Persona has attitudes, motivations, goals, and pain points. And the scenario is defining when, where, and how the story of the persona take place. This is to describe them as how they behave during the event. Once the goal is fulfilled, the scenario ends. The target users must truly be represented by the user personas that have been created
Creating journey maps for each persona is to know which ones are the high points and the low points for the users during the whole process. This is to minimize the low points as much as possible, and keep the high points. Use graphics to better imagine what is happening throughout the process. Section them into groups to specifically know the parts they experience differently. After this, innovate (at least 3) design solutions or opportunities that cater the different processes of the journey map.
Include initial steps, action steps, decision making steps that leads to yes and no, and final steps.
Emphasize more on the hierarchy, what do people usually look for if they initially open the website?
No more lectures are available.
‣ Journey Map
➼ Lecture 8: Journey Map & Flow Chart
Describe the whole journey like stories describe through movies — emphasize more on the significant parts that is happening by splitting them into more parts. Make the high points higher, which creates uniqueness and will attract more customers.
‣ Flow Charts
Entry steps does not necessarily start in the same place. Steps must stay at the same level of depth in information.
‣ Site Map
➼ Lecture 9: Sketching & Wireframing
Put every ideas that popped out into sketch, then refine it later. Follow the flow of the brain.
No more lectures are available.
II. TASKS
➼ Class Exercises: Testing Out Interview Questions
Intro:
Hello! I'm Brendan and I'm a student from Taylor's University working on an application redesign project, specifically called MUJI, which is a brand that is quite popular out there among the people. Can I have around 10-15 minutes of your time to conduct a short interview with you, as I really need insights to be able to conduct my project smoothly.
Interview Qs:
1. Are you buying clothes online?
- If yes, how do you do that and how often do you do it?
- If no, what's stopping you from buying clothes online? (and end the interview as it is not part of the inclusion criteria.)
2. What makes you want to shop online instead of buying directly in-store?
3. How do you usually discover new clothes or which clothes to buy?
4. What matters the most when you are buying fashion items?
5. What factors make you hesitate or delay purchasing clothes online?
6. Throughout your experience, what went well and what factors stops you in doing the final purchase of a product?
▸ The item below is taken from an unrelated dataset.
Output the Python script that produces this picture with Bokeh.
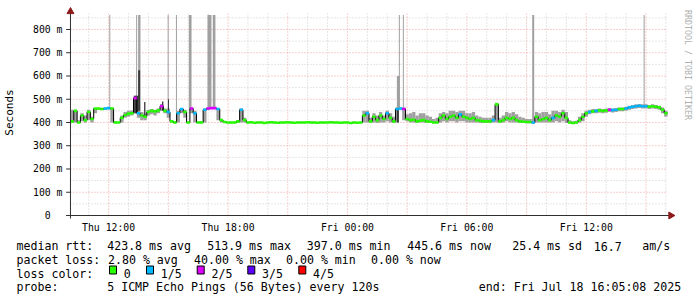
import numpy as np
from bokeh.plotting import figure
from bokeh.models import Range1d, FixedTicker
from bokeh.layouts import column, row
from bokeh.embed import file_html
from bokeh.resources import INLINE
from bokeh.core.properties import value

# ---------------- data (minutes after Thu 10:05:08, 10-minute steps) ----------------
STEP = 10
median = [
    405, 450, 400, 430, 410, 445, 415, 460, 460, 458,
    460, 462, 460, 400, 400, 420, 432, 438, 440, 505,
    440, 430, 425, 445, 450, 448, 452, 470, 450, 445,
    405, 400, 440, 458, 445, 400, 460, 440, 400, 400,
    455, 460, 462, 462, 458, 410, 402, 400, 400, 400,
    405, 455, 410, 400, 401, 399, 400, 400, 398, 400,
    401, 400, 399, 400, 400, 401, 400, 399, 400, 400,
    400, 401, 400, 400, 399, 400, 400, 400, 401, 400,
    400, 399, 400, 400, 398, 400, 399, 400, 430, 440,
    405, 425, 410, 430, 415, 440, 420, 405, 458, 460,
    458, 415, 410, 412, 405, 408, 410, 405, 403, 400,
    400, 420, 430, 415, 425, 430, 420, 435, 425, 420,
    415, 420, 410, 408, 405, 405, 405, 410, 478, 405,
    410, 420, 415, 420, 410, 405, 403, 402, 402, 400,
    425, 410, 415, 420, 410, 420, 430, 425, 440, 420,
    400, 398, 400, 410, 425, 440, 445, 448, 450, 452,
    450, 452, 455, 453, 455, 458, 458, 460, 465, 468,
    470, 472, 470, 470, 468, 470, 468, 465, 455, 440,
]
smoke_hi = [
    455, 455, 410, 440, 430, 455, 425, 462, 462, 462,
    465, 465, 465, 405, 402, 430, 445, 450, 452, 515,
    515, 445, 440, 455, 458, 455, 460, 480, 460, 460,
    410, 405, 450, 462, 455, 405, 465, 450, 405, 405,
    460, 465, 465, 465, 462, 415, 405, 403, 403, 403,
    410, 460, 420, 403, 403, 402, 403, 403, 402, 403,
    403, 403, 402, 403, 403, 403, 403, 402, 403, 403,
    403, 403, 403, 403, 402, 403, 403, 403, 403, 403,
    403, 402, 403, 403, 402, 403, 402, 403, 450, 450,
    420, 440, 430, 445, 430, 450, 440, 425, 465, 465,
    465, 435, 440, 445, 430, 440, 440, 430, 425, 415,
    420, 440, 445, 440, 450, 450, 445, 450, 450, 440,
    440, 445, 430, 425, 420, 420, 420, 430, 485, 420,
    430, 445, 440, 445, 435, 425, 420, 415, 415, 415,
    445, 440, 445, 445, 435, 450, 450, 445, 455, 445,
    410, 405, 408, 425, 440, 450, 455, 458, 458, 460,
    458, 460, 462, 460, 462, 465, 465, 468, 472, 475,
    478, 480, 478, 478, 475, 478, 475, 472, 465, 450,
]
smoke_lo = [
    398, 400, 397, 405, 400, 410, 400, 440, 455, 455,
    455, 458, 400, 397, 397, 400, 420, 425, 430, 440,
    420, 410, 410, 430, 435, 430, 440, 450, 440, 420,
    400, 397, 400, 440, 420, 397, 440, 400, 397, 397,
    400, 455, 458, 458, 410, 400, 398, 397, 397, 397,
    398, 400, 400, 397, 397, 396, 397, 397, 395, 397,
    397, 397, 396, 397, 397, 397, 397, 396, 397, 397,
    397, 397, 397, 397, 396, 397, 397, 397, 397, 397,
    397, 396, 397, 397, 395, 397, 396, 397, 400, 400,
    398, 400, 398, 400, 400, 405, 400, 398, 400, 455,
    410, 405, 400, 400, 398, 400, 400, 398, 398, 397,
    397, 400, 405, 400, 405, 405, 400, 405, 405, 400,
    400, 400, 400, 398, 398, 398, 398, 400, 400, 398,
    400, 405, 400, 400, 400, 398, 398, 397, 397, 395,
    400, 400, 400, 400, 400, 400, 405, 400, 405, 398,
    396, 395, 396, 400, 405, 425, 435, 440, 440, 442,
    440, 442, 445, 443, 445, 448, 448, 450, 455, 458,
    460, 462, 460, 460, 458, 460, 458, 455, 440, 425,
]
# lost pings (out of 5) per step
loss = [int(c) for c in (
    "0000000000" "1100000002" "1000000201" "0011002100" "1222100000"
    "0100000000" "0000000000" "0000000000" "0000000001" "0000010011"
    "2000000000" "0000000100" "0000000100" "0000000001" "0000010000"
    "0000001010" "0021100111" "1111000000"
)]
# outlier smoke (light), minutes after start
spike_start = [117, 198, 204, 293, 318, 357, 413, 429, 984, 990, 1002, 1392, 1728]
spike_end = [120, 201, 211, 296, 321, 365, 425, 437, 993, 993, 1005, 1398, 1731]
spike_lo = [455, 440, 440, 440, 440, 455, 460, 460, 455, 455, 455, 400, 465]
spike_hi = [862, 862, 862, 862, 862, 862, 862, 862, 600, 862, 862, 862, 862]
# dense smoke (dark)
dark_start = [192, 204, 222, 276, 294, 984]
dark_end = [204, 210, 226, 280, 297, 990]
dark_lo = [440, 450, 420, 450, 440, 400]
dark_hi = [515, 625, 488, 490, 500, 460]

x_tick_pos = [115, 475, 835, 1195, 1555]
x_tick_labels = ["Thu 12:00", "Thu 18:00", "Fri 00:00", "Fri 06:00", "Fri 12:00"]
y_tick_vals = [0, 100, 200, 300, 400, 500, 600, 700, 800]
y_tick_labels = ["0\u00a0\u00a0", "100 m", "200 m", "300 m", "400 m", "500 m",
                 "600 m", "700 m", "800 m"]

loss_colors = ["#26ff00", "#00b8ff", "#dd00ff", "#5e00ff", "#ff0000"]
loss_labels = ["0", "1/5", "2/5", "3/5", "4/5"]

rtt_fields = ["median rtt:", "423.8 ms avg", "513.9 ms max", "397.0 ms min",
              "445.6 ms now", "25.4 ms sd", "16.7", "am/s"]
pl_fields = ["packet loss:", "2.80 % avg", "40.00 % max", "0.00 % min", "0.00 % now"]
probe_fields = ["probe:", "5 ICMP Echo Pings (56 Bytes) every 120s",
                "end: Fri Jul 18 16:05:08 2025"]
credit = "RRDTOOL / TOBI OETIKER"

# ---------------- main plot ----------------
MONO = "DejaVu Sans Mono"
t = np.arange(len(median)) * STEP
t_end = t + STEP
T_END = len(median) * STEP

p = figure(width=680, height=235, output_backend="svg", toolbar_location=None,
           x_range=Range1d(-18, 1824), y_range=Range1d(-17.2, 903.2))
p.min_border = 0
p.min_border_left = 61
p.min_border_right = 5
p.min_border_top = 5
p.min_border_bottom = 16
p.outline_line_color = None
p.background_fill_color = "white"
p.border_fill_color = "white"
p.grid.visible = False

# grid
hours = 55 + 60 * np.arange(30)
major_h = [h for k, h in enumerate(hours) if k % 3 == 1]
minor_h = [h for k, h in enumerate(hours) if k % 3 != 1]
GRID_TOP = 868
p.segment(x0=minor_h, y0=0, x1=minor_h, y1=GRID_TOP, line_color="#cccccc",
          line_dash="1 2", line_width=1)
p.segment(x0=major_h, y0=0, x1=major_h, y1=GRID_TOP, line_color="#eea0a0",
          line_dash="1 2", line_width=1)
hv = np.arange(50, 851, 50)
p.segment(x0=0, y0=[v for v in hv if v % 100], x1=T_END, y1=[v for v in hv if v % 100],
          line_color="#cccccc", line_dash="1 2", line_width=1)
p.segment(x0=0, y0=[v for v in hv if v % 100 == 0], x1=T_END,
          y1=[v for v in hv if v % 100 == 0],
          line_color="#eea0a0", line_dash="1 2", line_width=1)

# smoke
p.quad(left=t, right=t_end, bottom=smoke_lo, top=smoke_hi, fill_color="#a0a0a0",
       line_color=None)
p.quad(left=spike_start, right=spike_end, bottom=spike_lo, top=spike_hi,
       fill_color="#a0a0a0", line_color=None)
p.quad(left=dark_start, right=dark_end, bottom=dark_lo, top=dark_hi,
       fill_color="#3a3a3a", line_color=None)

# median
p.step(x=list(t) + [T_END], y=median + [median[-1]], mode="after",
       line_color="#000000", line_width=1)
p.segment(x0=t, y0=median, x1=t_end, y1=median,
          line_color=[loss_colors[l] for l in loss], line_width=2.6)

# axis lines, ticks, arrows
AX = "#303030"
p.segment(x0=[-13], y0=[0], x1=[1809], y1=[0], line_color=AX, line_width=1)
p.segment(x0=[0], y0=[-13], x1=[0], y1=[876], line_color=AX, line_width=1)
p.segment(x0=-13, y0=y_tick_vals, x1=0, y1=y_tick_vals, line_color=AX, line_width=1)
p.scatter(x=[0], y=[877], marker="triangle", size=7, fill_color="#8e1b1b",
          line_color="#8e1b1b")
p.scatter(x=[1810], y=[0], marker="triangle", size=7, angle=-np.pi / 2,
          fill_color="#8e1b1b", line_color="#8e1b1b")

for ax in (p.xaxis[0], p.yaxis[0]):
    ax.axis_line_color = None
    ax.major_tick_line_color = None
    ax.minor_tick_line_color = None
    ax.major_tick_out = 0
    ax.major_tick_in = 0
    ax.minor_tick_out = 0
    ax.minor_tick_in = 0
    ax.major_label_text_font = MONO
    ax.major_label_text_font_size = "9.8px"
    ax.major_label_text_color = "#000000"

p.xaxis[0].ticker = FixedTicker(ticks=x_tick_pos)
p.xaxis[0].major_label_overrides = {k: v for k, v in zip(x_tick_pos, x_tick_labels)}
p.xaxis[0].major_label_standoff = 2
p.yaxis[0].ticker = FixedTicker(ticks=y_tick_vals)
p.yaxis[0].major_label_overrides = {k: v for k, v in zip(y_tick_vals, y_tick_labels)}
p.yaxis[0].major_label_standoff = 2
p.yaxis[0].axis_label = "Seconds"
p.yaxis[0].axis_label_text_font = MONO
p.yaxis[0].axis_label_text_font_size = "11px"
p.yaxis[0].axis_label_text_font_style = "normal"
p.yaxis[0].axis_label_text_color = "#000000"
p.yaxis[0].axis_label_standoff = 14

# ---------------- side credit ----------------
side = figure(width=17, height=235, output_backend="svg", toolbar_location=None,
              x_range=Range1d(0, 17), y_range=Range1d(235, 0),
              x_axis_location=None, y_axis_location=None)
side.min_border = 0
side.outline_line_color = None
side.grid.visible = False
side.text(x=[7.5], y=[5], text=[credit], angle=-np.pi / 2,
          text_font=value(MONO), text_font_size=value("8.3px"),
          text_color="#b0b0b0", text_align="left", text_baseline="middle")

# ---------------- legend text ----------------
leg = figure(width=697, height=62, output_backend="svg", toolbar_location=None,
             x_range=Range1d(0, 697), y_range=Range1d(297, 235),
             x_axis_location=None, y_axis_location=None)
leg.min_border = 0
leg.outline_line_color = None
leg.grid.visible = False

def put(xs, y, texts):
    leg.text(x=xs, y=[y] * len(xs), text=texts, text_font=value(MONO),
             text_font_size=value("11.6px"), text_color="#000000",
             text_align="left", text_baseline="alphabetic")

put([16, 106.7, 206.7, 306.3, 406.7, 511.7, 593.3, 641.7], 245.7, rtt_fields)
put([16, 107.5, 193.5, 285.5, 370.5], 259.4, pl_fields)
put([16], 273.3, ["loss color:"])
sw_left = [109, 146, 196.7, 247.3, 298.3]
leg.quad(left=sw_left, right=[s + 7 for s in sw_left], top=265.5, bottom=273.5,
         fill_color=loss_colors, line_color="#000000", line_width=1)
put([s + 14.3 for s in sw_left], 273.3, loss_labels)
put([16, 106.7, 478.3], 286.7, probe_fields)

layout = column(row(p, side, spacing=0), leg, spacing=0)
open("out.html", "w").write(file_html(layout, INLINE))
7. Hence what makes you finally decide to purchase?
8. How do you feel in the moment after you completed the order?
9. How do you usually feel after you’ve received and tried the item? and what made you feel that way?
10. What kind of experience will make you recommend to shop for fashion items?
Online Survey Qs:
https://docs.google.com/forms/d/1BjQbtuZ2DxiNUImnjRl6Yij69mNCZOCtd9HDWOofrTQ/edit
➼ Class Exercises: App Feature Card-Sorting
Try to do card-sorting based on the lecture given! For example you are designing an app, with its goals being:
1. Plan the trip
2. Explore the places
3. Reach community.
➼ Homework: MUJI Redesign Feature Card-Sorting
Sort out 50+ features gathered from the existing apps, competitor apps, left-field apps, or any common features.
To refer back to the proposal:
➼ Class Exercise: User Persona, Journey Map and Flow Chart
This exercise aims to prepare us to do the same thing on our projects, so that we know what to do:
https://www.canva.com/design/DAG4cVmLY_Q/U8PCJiLUmYQNhokoA4rRXQ/edit
https://www.canva.com/design/DAG4cVmLY_Q/U8PCJiLUmYQNhokoA4rRXQ/edit
➼ User Research Board - Figma
https://www.figma.com/board/imZdpzgKWywfycx1VtY1eM/App-Design-1?node-id=0-1&p=f&t=OyKayUkg8l7yHkqr-0
➼ Presentation Slides: User Research
This exercise aims to prepare us to do the same thing on our projects, so that we know what to do:
https://www.canva.com/design/DAG5VpqFWJs/M0QLHAVb0tbRHZFE_2OlqA/edit
This exercise aims to prepare us to do the same thing on our projects, so that we know what to do:
III. FEEDBACKS
‣ Week 5
- As much as possible, questions should relate more personally to the interviewees. e.g. if talking about Grab application redesign, we won't talk about the application itself, but more about the challenges when booking the ride, etc.
‣ Week 6
- Avoid questions that are too harsh (e.g. why do you......) rephrase it into something softer.
- Maintain good flow of the questions.
‣ Week 7
- No charts, its hard to understand.
- Bold the word of important information to understand what really matters.
‣ Week 8
- Explain when I did my interview, this is what I found out, what went right, what went wrong, rather than explaining the methods.
- The good part of a user journey map could also be improved, to leverage it so that it's more preferred compared to the competitors. To do that, find opportunities for each step in the experience journey map.
- Flow chart should include probability of certain steps, if things go wrong. It take a specific part of the user journey map, and break it down in more detail.
‣ Week 9
- Label stuff as much as you can when designing interaction through Figma, so clients would know what is happening, this is highly valuable.
- Search for a lot of references of apps, find features that interest you the most, and fuse them all together to create an original artwork. (Pinterest, Mobbin, Behance, Dribbble etc.)
- Check new products that are going to be released through Product Hunt — this is to keep up with the current app trends.